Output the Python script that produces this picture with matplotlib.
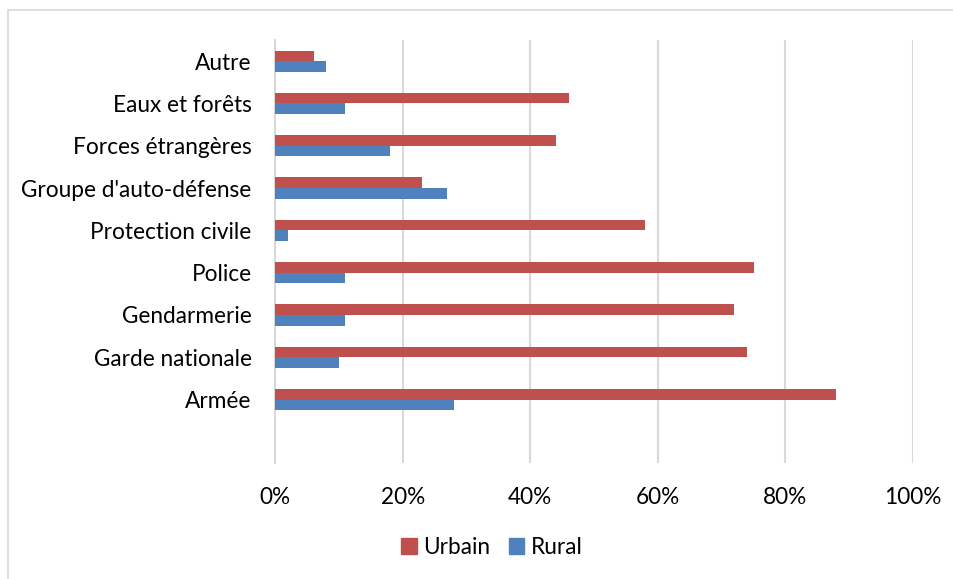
import matplotlib
matplotlib.use("Agg")
import matplotlib.pyplot as plt
from matplotlib.patches import Rectangle, Patch
from matplotlib.ticker import FuncFormatter
import numpy as np

# categories from bottom to top (as drawn)
categories = ["Armée", "Garde nationale", "Gendarmerie", "Police",
              "Protection civile", "Groupe d'auto-défense",
              "Forces étrangères", "Eaux et forêts", "Autre"]
urbain = [88, 74, 72, 75, 58, 23, 44, 46, 6]
rural = [28, 10, 11, 11, 2, 27, 18, 11, 8]
xticks = [0, 20, 40, 60, 80, 100]

red = "#C0504D"
blue = "#4F81BD"
grid_col = "#D9D9D9"
plt.rcParams['font.family'] = ['Lato', 'DejaVu Sans']
fs = 16.3

fig = plt.figure(figsize=(9.54, 5.79), dpi=100)
W, H = 954, 579
ax = fig.add_axes([275.3 / W, 1 - 463 / H, (913 - 275.3) / W, (463 - 40) / H])

# chart-area border (cropped on the right and bottom in the reference)
fig.patches.append(Rectangle((8 / W, -0.1), 1.2, 1 - 10 / H + 0.1,
                             transform=fig.transFigure, fill=False,
                             edgecolor=grid_col, linewidth=1.2))

y = np.arange(len(categories))
h = 0.25
ax.barh(y + h / 2, urbain, height=h, color=red, label="Urbain", zorder=3)
ax.barh(y - h / 2, rural, height=h, color=blue, label="Rural", zorder=3)

ax.set_xlim(0, 100)
ax.set_ylim(-1.5, len(categories) - 0.5)
ax.set_xticks(xticks)
ax.xaxis.set_major_formatter(FuncFormatter(lambda v, p: f"{v:.0f}%"))
ax.set_yticks(y)
ax.set_yticklabels(categories)
ax.tick_params(axis='both', length=0, labelsize=fs, colors='black')
ax.tick_params(axis='x', pad=17)
ax.tick_params(axis='y', pad=17)
ax.grid(axis='x', color=grid_col, linewidth=1.5, zorder=0)
for s in ["top", "right", "bottom"]:
    ax.spines[s].set_visible(False)
ax.spines["left"].set_color(grid_col)
ax.spines["left"].set_linewidth(1.5)

handles = [Patch(color=red), Patch(color=blue)]
fig.legend(handles, ["Urbain", "Rural"], loc="center",
           bbox_to_anchor=(492 / W, 1 - 547 / H), ncol=2, frameon=False,
           fontsize=fs, handlelength=0.7, handleheight=0.7,
           handletextpad=0.3, columnspacing=0.8)

fig.savefig("out.png", dpi=100)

◇ ◇ ◇ ◇

## What you are asked to do
Repeat, with no pictures, each line from the beginning of the data through the line containing "import numpy as np", inclusive.

## Problem solution
Output the Python script that produces this picture with matplotlib.
import matplotlib
matplotlib.use("Agg")
import matplotlib.pyplot as plt
from matplotlib.patches import Rectangle, Patch
from matplotlib.ticker import FuncFormatter
import numpy as np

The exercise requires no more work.